• TO BE DONE: Reproduce the material word for word; the images stay out.

• COLLECTED MATERIAL:
————

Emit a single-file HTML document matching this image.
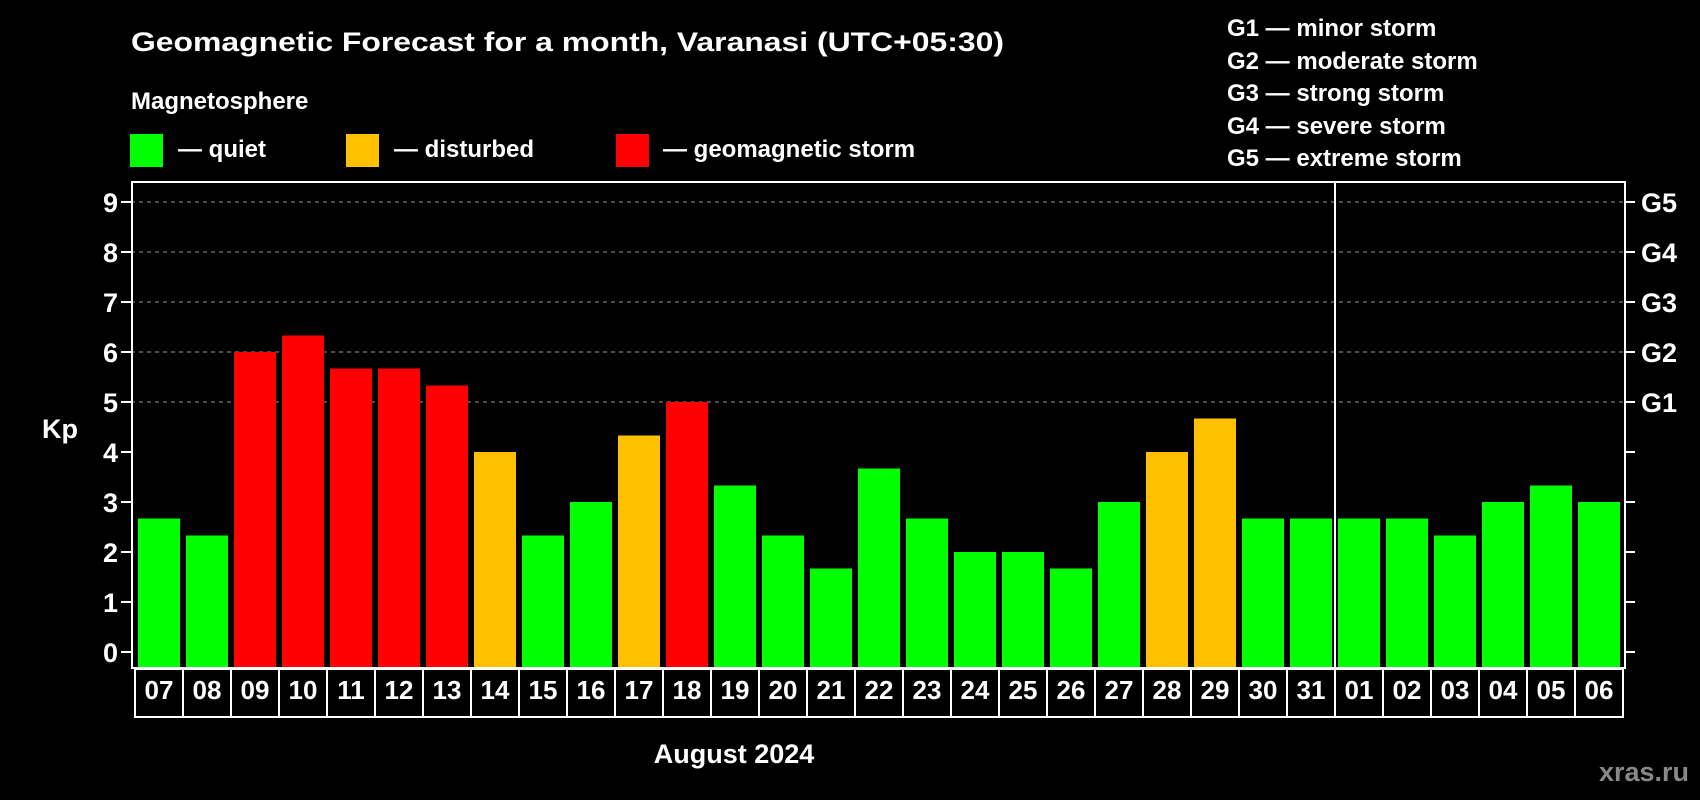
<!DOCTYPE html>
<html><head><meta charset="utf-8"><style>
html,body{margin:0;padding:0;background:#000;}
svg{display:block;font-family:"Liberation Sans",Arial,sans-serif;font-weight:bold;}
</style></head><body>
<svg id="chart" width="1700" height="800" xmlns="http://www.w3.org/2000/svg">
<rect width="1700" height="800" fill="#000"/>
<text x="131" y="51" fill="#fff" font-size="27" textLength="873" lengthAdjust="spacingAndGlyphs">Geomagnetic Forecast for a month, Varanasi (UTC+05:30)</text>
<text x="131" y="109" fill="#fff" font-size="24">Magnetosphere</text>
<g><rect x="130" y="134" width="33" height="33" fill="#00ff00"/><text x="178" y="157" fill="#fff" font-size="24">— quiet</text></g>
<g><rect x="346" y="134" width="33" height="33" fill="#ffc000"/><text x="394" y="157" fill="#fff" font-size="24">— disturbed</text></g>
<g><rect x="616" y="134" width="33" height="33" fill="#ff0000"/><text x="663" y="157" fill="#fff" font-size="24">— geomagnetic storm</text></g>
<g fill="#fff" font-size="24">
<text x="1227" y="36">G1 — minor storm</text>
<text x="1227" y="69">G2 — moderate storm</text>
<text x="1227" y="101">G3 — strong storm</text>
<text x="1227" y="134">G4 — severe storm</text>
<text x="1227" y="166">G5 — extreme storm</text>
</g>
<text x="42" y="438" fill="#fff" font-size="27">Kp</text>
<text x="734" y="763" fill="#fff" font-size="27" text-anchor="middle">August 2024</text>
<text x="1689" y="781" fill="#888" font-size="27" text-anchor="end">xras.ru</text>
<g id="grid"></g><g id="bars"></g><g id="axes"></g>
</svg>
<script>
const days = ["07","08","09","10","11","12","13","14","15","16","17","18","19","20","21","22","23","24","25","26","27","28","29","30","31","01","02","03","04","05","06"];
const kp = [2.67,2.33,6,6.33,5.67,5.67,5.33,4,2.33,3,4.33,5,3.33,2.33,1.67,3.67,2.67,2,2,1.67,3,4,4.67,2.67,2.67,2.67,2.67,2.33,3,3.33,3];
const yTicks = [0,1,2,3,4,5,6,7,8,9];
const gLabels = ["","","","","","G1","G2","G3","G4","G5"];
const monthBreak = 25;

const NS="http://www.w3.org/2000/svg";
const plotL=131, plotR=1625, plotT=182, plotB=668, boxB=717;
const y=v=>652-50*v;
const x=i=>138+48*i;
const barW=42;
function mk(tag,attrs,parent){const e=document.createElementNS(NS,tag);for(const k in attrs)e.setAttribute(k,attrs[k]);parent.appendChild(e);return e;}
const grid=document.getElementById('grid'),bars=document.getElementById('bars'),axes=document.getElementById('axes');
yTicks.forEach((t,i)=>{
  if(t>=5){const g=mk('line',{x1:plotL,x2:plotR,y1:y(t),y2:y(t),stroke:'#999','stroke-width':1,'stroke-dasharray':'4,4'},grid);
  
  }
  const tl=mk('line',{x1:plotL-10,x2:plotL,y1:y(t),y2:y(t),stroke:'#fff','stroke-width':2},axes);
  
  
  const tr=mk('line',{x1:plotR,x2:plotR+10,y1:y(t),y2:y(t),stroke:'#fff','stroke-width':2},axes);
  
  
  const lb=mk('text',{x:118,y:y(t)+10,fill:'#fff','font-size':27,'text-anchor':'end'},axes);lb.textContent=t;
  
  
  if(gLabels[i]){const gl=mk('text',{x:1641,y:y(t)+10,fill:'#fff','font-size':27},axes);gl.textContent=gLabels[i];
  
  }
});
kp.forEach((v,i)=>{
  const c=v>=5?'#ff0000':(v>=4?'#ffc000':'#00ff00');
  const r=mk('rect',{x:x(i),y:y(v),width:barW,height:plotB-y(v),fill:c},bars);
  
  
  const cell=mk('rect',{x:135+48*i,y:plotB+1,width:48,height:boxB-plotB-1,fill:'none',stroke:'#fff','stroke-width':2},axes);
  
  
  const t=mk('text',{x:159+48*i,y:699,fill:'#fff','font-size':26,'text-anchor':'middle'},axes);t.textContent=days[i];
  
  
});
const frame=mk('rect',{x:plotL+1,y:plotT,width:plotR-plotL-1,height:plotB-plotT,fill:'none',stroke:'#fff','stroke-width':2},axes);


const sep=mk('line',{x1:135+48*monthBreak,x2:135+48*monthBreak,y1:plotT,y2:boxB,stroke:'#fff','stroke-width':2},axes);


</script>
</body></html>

————

• TASK OUTPUT:
Emit a single-file HTML document matching this image.
<!DOCTYPE html>
<html><head><meta charset="utf-8"><style>
html,body{margin:0;padding:0;background:#000;}
svg{display:block;font-family:"Liberation Sans",Arial,sans-serif;font-weight:bold;}
</style></head><body>
<svg id="chart" width="1700" height="800" xmlns="http://www.w3.org/2000/svg">
<rect width="1700" height="800" fill="#000"/>
<text x="131" y="51" fill="#fff" font-size="27" textLength="873" lengthAdjust="spacingAndGlyphs">Geomagnetic Forecast for a month, Varanasi (UTC+05:30)</text>
<text x="131" y="109" fill="#fff" font-size="24">Magnetosphere</text>
<g><rect x="130" y="134" width="33" height="33" fill="#00ff00"/><text x="178" y="157" fill="#fff" font-size="24">— quiet</text></g>
<g><rect x="346" y="134" width="33" height="33" fill="#ffc000"/><text x="394" y="157" fill="#fff" font-size="24">— disturbed</text></g>
<g><rect x="616" y="134" width="33" height="33" fill="#ff0000"/><text x="663" y="157" fill="#fff" font-size="24">— geomagnetic storm</text></g>
<g fill="#fff" font-size="24">
<text x="1227" y="36">G1 — minor storm</text>
<text x="1227" y="69">G2 — moderate storm</text>
<text x="1227" y="101">G3 — strong storm</text>
<text x="1227" y="134">G4 — severe storm</text>
<text x="1227" y="166">G5 — extreme storm</text>
</g>
<text x="42" y="438" fill="#fff" font-size="27">Kp</text>
<text x="734" y="763" fill="#fff" font-size="27" text-anchor="middle">August 2024</text>
<text x="1689" y="781" fill="#888" font-size="27" text-anchor="end">xras.ru</text>
<g id="grid"></g><g id="bars"></g><g id="axes"></g>
</svg>
<script>
const days = ["07","08","09","10","11","12","13","14","15","16","17","18","19","20","21","22","23","24","25","26","27","28","29","30","31","01","02","03","04","05","06"];
const kp = [2.67,2.33,6,6.33,5.67,5.67,5.33,4,2.33,3,4.33,5,3.33,2.33,1.67,3.67,2.67,2,2,1.67,3,4,4.67,2.67,2.67,2.67,2.67,2.33,3,3.33,3];
const yTicks = [0,1,2,3,4,5,6,7,8,9];
const gLabels = ["","","","","","G1","G2","G3","G4","G5"];
const monthBreak = 25;

const NS="http://www.w3.org/2000/svg";
const plotL=131, plotR=1625, plotT=182, plotB=668, boxB=717;
const y=v=>652-50*v;
const x=i=>138+48*i;
const barW=42;
function mk(tag,attrs,parent){const e=document.createElementNS(NS,tag);for(const k in attrs)e.setAttribute(k,attrs[k]);parent.appendChild(e);return e;}
const grid=document.getElementById('grid'),bars=document.getElementById('bars'),axes=document.getElementById('axes');
yTicks.forEach((t,i)=>{
  if(t>=5){const g=mk('line',{x1:plotL,x2:plotR,y1:y(t),y2:y(t),stroke:'#999','stroke-width':1,'stroke-dasharray':'4,4'},grid);
  
  }
  const tl=mk('line',{x1:plotL-10,x2:plotL,y1:y(t),y2:y(t),stroke:'#fff','stroke-width':2},axes);
  
  
  const tr=mk('line',{x1:plotR,x2:plotR+10,y1:y(t),y2:y(t),stroke:'#fff','stroke-width':2},axes);
  
  
  const lb=mk('text',{x:118,y:y(t)+10,fill:'#fff','font-size':27,'text-anchor':'end'},axes);lb.textContent=t;
  
  
  if(gLabels[i]){const gl=mk('text',{x:1641,y:y(t)+10,fill:'#fff','font-size':27},axes);gl.textContent=gLabels[i];
  
  }
});
kp.forEach((v,i)=>{
  const c=v>=5?'#ff0000':(v>=4?'#ffc000':'#00ff00');
  const r=mk('rect',{x:x(i),y:y(v),width:barW,height:plotB-y(v),fill:c},bars);
  
  
  const cell=mk('rect',{x:135+48*i,y:plotB+1,width:48,height:boxB-plotB-1,fill:'none',stroke:'#fff','stroke-width':2},axes);
  
  
  const t=mk('text',{x:159+48*i,y:699,fill:'#fff','font-size':26,'text-anchor':'middle'},axes);t.textContent=days[i];
  
  
});
const frame=mk('rect',{x:plotL+1,y:plotT,width:plotR-plotL-1,height:plotB-plotT,fill:'none',stroke:'#fff','stroke-width':2},axes);


const sep=mk('line',{x1:135+48*monthBreak,x2:135+48*monthBreak,y1:plotT,y2:boxB,stroke:'#fff','stroke-width':2},axes);


</script>
</body></html>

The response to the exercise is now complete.